→ The task
Retype the lines beneath this one, from the first through the line containing "import plotly.graph_objects as go". Pictures are left out.

→ Records for the exercise

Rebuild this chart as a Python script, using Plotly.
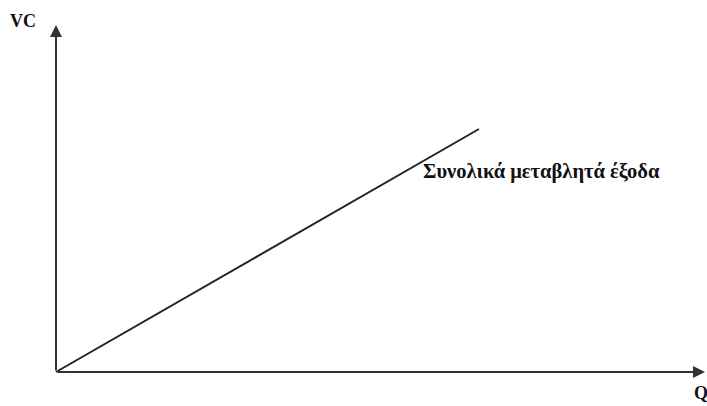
import plotly.graph_objects as go

# Data (arbitrary units): total variable cost rises linearly with output
quantity = [0, 10]
variable_cost = [0, 10]
curve_label = "Συνολικά μεταβλητά έξοδα"
x_axis_label = "Q"
y_axis_label = "VC"

W, H = 707, 406
ox, oy = 56, 372          # pixel position of the origin
sx, sy = 42.3, 24.3       # pixels per unit

x_range = [-ox / sx, (W - ox) / sx]
y_range = [-(H - oy) / sy, oy / sy]

fig = go.Figure()
fig.add_trace(go.Scatter(
    x=quantity, y=variable_cost, mode="lines",
    line=dict(color="#222222", width=2), hoverinfo="skip", showlegend=False,
))

font = dict(family="Liberation Serif, Times New Roman, serif", color="#111111")

# axes with arrowheads
x_tip = (705 - ox) / sx
y_tip = (oy - 25) / sy
fig.add_annotation(x=x_tip, y=0, ax=0, ay=0, xref="x", yref="y", axref="x", ayref="y",
                   showarrow=True, arrowhead=2, arrowsize=1.2, arrowwidth=2,
                   arrowcolor="#333333", text="")
fig.add_annotation(x=0, y=y_tip, ax=0, ay=0, xref="x", yref="y", axref="x", ayref="y",
                   showarrow=True, arrowhead=2, arrowsize=1.2, arrowwidth=2,
                   arrowcolor="#333333", text="")

fig.add_annotation(x=23 / W, y=1 - 21 / H, xref="paper", yref="paper",
                   text="<b>" + y_axis_label + "</b>", showarrow=False,
                   font=dict(size=18, **font), xanchor="center", yanchor="middle")
fig.add_annotation(x=701 / W, y=1 - 393 / H, xref="paper", yref="paper",
                   text="<b>" + x_axis_label + "</b>", showarrow=False,
                   font=dict(size=18, **font), xanchor="center", yanchor="middle")
fig.add_annotation(x=(421 - ox) / sx, y=(oy - 171) / sy, xref="x", yref="y",
                   text="<b>" + curve_label + "</b>", showarrow=False,
                   font=dict(size=20.5, **font), xanchor="left", yanchor="middle")

fig.update_layout(
    width=W, height=H, margin=dict(l=0, r=0, t=0, b=0),
    paper_bgcolor="white", plot_bgcolor="white",
    xaxis=dict(range=x_range, visible=False, fixedrange=True),
    yaxis=dict(range=y_range, visible=False, fixedrange=True),
)

fig.write_html("out.html", config={"displayModeBar": False},
               post_script="document.body.style.margin='0';document.body.style.overflow='hidden';")
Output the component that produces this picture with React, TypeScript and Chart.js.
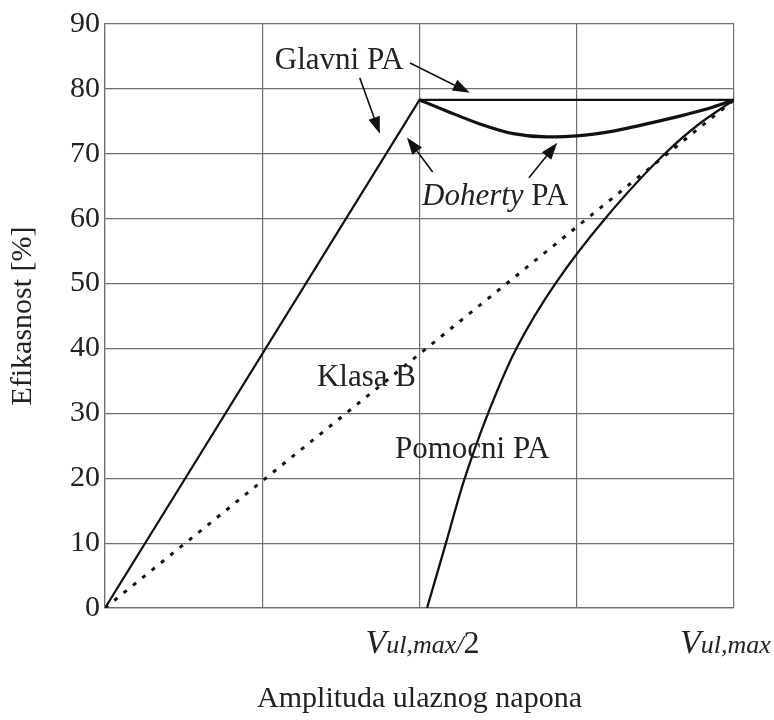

→ Written response
Rebuild this chart as a Python script, using Plotly.
import plotly.graph_objects as go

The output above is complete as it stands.